Given a set of transactions, association rule mining aims to find the rules which enable us to predict the occurrence of a specific item based on the occurrences of the other items in the transaction. Today we will be focusing on ECLAT algorithm and its entension on neo4j.
One of the most well known examples of Associated Rulke Mining is probably 'diappers and beer' through shopping cart mining in which a high correlation had been revealed between these 2 products.
There are several Associated Rules Mining algorithms. The most often mentioned is Apriori, and the one of higher efficiency is ECLAT.
Apriori is an algorithnm for frequent item set mining and association rule learning over relational databases. It proceeds by identifying the frequent individual items in the database and extending them to larger and larger item sets as long as those item sets appear sufficiently often in the database. The frequent item sets determined by Apriori can be used to determine association rules which highlight general trends in the database: this has applications in domains such as market basket analysis.
1.All subsets of a frequent itemset must be frequent.
2.If an itemset is infrequent, all its supersets will be infrequent.
Step1:Apply minimum support to find all the frequent sets with k items in a database.
Step 2: Use the self-join rule to find the frequent sets with k+1 items with the help of frequent k-itemsets. Repeat this process from k=1 to the point when we are unable to apply the self-join rule.
Source: https://slideplayer.com/slide/9699938/31/images/52/ECLAT%3A+Tidlist+Intersections.jpg
####Dataset(Transactions)
Step1:C1, Calculate the support/frequency of all items.
Step2:L1,Discard the items with minimum support.(In this example, the minimum support is 1)
Step3:C2, Combine two items. (Combination not Permutations, order does not matter)
Step4:C2 after second scan,Calculate the support/frequency of all items in C2.
Step5:L2, Discard the items with minimum support.(In this example, the minimum support is 1)
Step6:C3 and L3, combine three items and calculate tihe support. {ACE 1} and {BCE 2}, discard the items with minimum support.(In this example, the minimum support is 1)
Result: {ACE}
The ECLAT algorithm stands for Equivalence Class Clustering and bottom-up Lattice Traversal. It is one of the popular methods of Association Rule mining. It is a more efficient and scalable version of the Apriori algorithm. While the Apriori algorithm works in a horizontal sense imitating the Breadth-First Search of a graph, the ECLAT algorithm works in a vertical manner just like the Depth-First Search of a graph. This vertical approach of the ECLAT algorithm makes it a faster algorithm than the Apriori algorithm.

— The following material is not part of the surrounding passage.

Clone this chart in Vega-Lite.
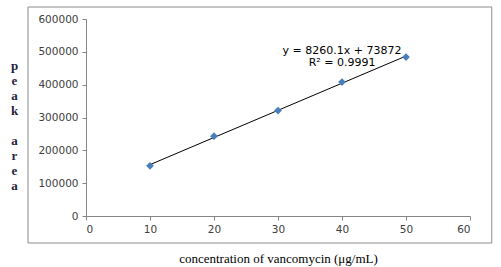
{
  "$schema": "https://vega.github.io/schema/vega-lite/v6.json",
  "width": 384,
  "height": 197,
  "autosize": {"type": "none"},
  "padding": {"left": 86, "top": 19, "right": 31, "bottom": 51},
  "background": "white",
  "config": {"view": {"stroke": null}},
  "datasets": {
    "pts": [
      {"conc": 10, "area": 153000},
      {"conc": 20, "area": 243000},
      {"conc": 30, "area": 321000},
      {"conc": 40, "area": 408000},
      {"conc": 50, "area": 484000}
    ],
    "labels": [
      {"x": 40, "y": 502500, "text": "y = 8260.1x + 73872"},
      {"x": 40, "y": 465000, "text": "R² = 0.9991"}
    ],
    "frame": [
      {"x1": -9.06, "x2": 63.4, "y1": 636500, "y2": -82200}
    ]
  },
  "encoding": {
    "x": {
      "type": "quantitative",
      "scale": {"domain": [0, 60], "nice": false},
      "axis": {
        "values": [0, 10, 20, 30, 40, 50, 60],
        "grid": false,
        "labelOverlap": false,
        "domainColor": "#868686",
        "tickColor": "#868686",
        "tickSize": 4,
        "labelFont": "DejaVu Sans",
        "labelFontSize": 10.5,
        "labelColor": "#404040",
        "labelPadding": 4,
        "title": "concentration of vancomycin (μg/mL)",
        "titleFont": "Liberation Serif",
        "titleFontSize": 13,
        "titleFontWeight": "normal",
        "titleColor": "#000000",
        "titleY": 42,
        "titleBaseline": "middle"
      }
    },
    "y": {
      "type": "quantitative",
      "scale": {"domain": [0, 600000], "nice": false},
      "axis": {
        "values": [0, 100000, 200000, 300000, 400000, 500000, 600000],
        "grid": false,
        "labelOverlap": false,
        "domainColor": "#868686",
        "tickColor": "#868686",
        "tickSize": 4,
        "labelFont": "DejaVu Sans",
        "labelFontSize": 10.5,
        "labelColor": "#404040",
        "labelPadding": 4,
        "format": "d",
        "title": ["p", "e", "a", "k", "\u2800", "a", "r", "e", "a"],
        "titleAngle": 0,
        "titleFont": "Liberation Serif",
        "titleFontSize": 13,
        "titleFontWeight": "bold",
        "titleColor": "#1f1f3f",
        "titleLineHeight": 15,
        "titleAlign": "center",
        "titleBaseline": "middle",
        "titleX": -72,
        "titleY": 46
      }
    }
  },
  "layer": [
    {
      "data": {"name": "frame"},
      "mark": {"type": "rect", "fill": null, "stroke": "#8c8c8c", "strokeWidth": 1, "clip": false},
      "encoding": {
        "x": {"field": "x1"},
        "x2": {"field": "x2"},
        "y": {"field": "y1"},
        "y2": {"field": "y2"}
      }
    },
    {
      "data": {"name": "pts"},
      "transform": [{"regression": "area", "on": "conc", "extent": [10, 50]}],
      "mark": {"type": "line", "color": "#000000", "strokeWidth": 1},
      "encoding": {
        "x": {"field": "conc"},
        "y": {"field": "area"}
      }
    },
    {
      "data": {"name": "pts"},
      "mark": {"type": "point", "shape": "diamond", "filled": true, "color": "#4a7ebb", "size": 60, "opacity": 1},
      "encoding": {
        "x": {"field": "conc"},
        "y": {"field": "area"}
      }
    },
    {
      "data": {"name": "labels"},
      "mark": {"type": "text", "font": "DejaVu Sans", "fontSize": 11, "color": "#000000", "align": "center", "baseline": "middle"},
      "encoding": {
        "x": {"field": "x"},
        "y": {"field": "y"},
        "text": {"field": "text"}
      }
    }
  ]
}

The basic idea is to use Transaction Id Sets(tidsets) intersections to compute the support value of a candidate and avoiding the generation of subsets which do not exist in the prefix tree.
Original algorithm was published by Zaki, M. J. (2000). "Scalable algorithms for association mining", IEEE Transactions on Knowledge and Data Engineering. 12 (3): 372–390.
Same dataset as Aprior algorithm example but using different approach Dataset {10 | A,C,D} {20 | B,C,E} {30 | A,B,C,E} {40 | B,E}
Step 1: K=1 {A | 10,30} {B | 20,30,40} {C | 10,20,30} {D | 10} {E | 20,30,40}
Step 2:K=2 compute using intersection {A,B | 30} {A,C | 10,30} {A,D | 10} {A,E | 30} {B,C | 20,30} {B,E | 20,30,40} {C,D | 10} {C,E | 20,30}
Step 3:K=2 compute using intersection {B,C,E | 20,30}
Result
1.Memory Requirements: Since the ECLAT algorithm uses a Depth-First Search approach, it uses less memory than Apriori algorithm.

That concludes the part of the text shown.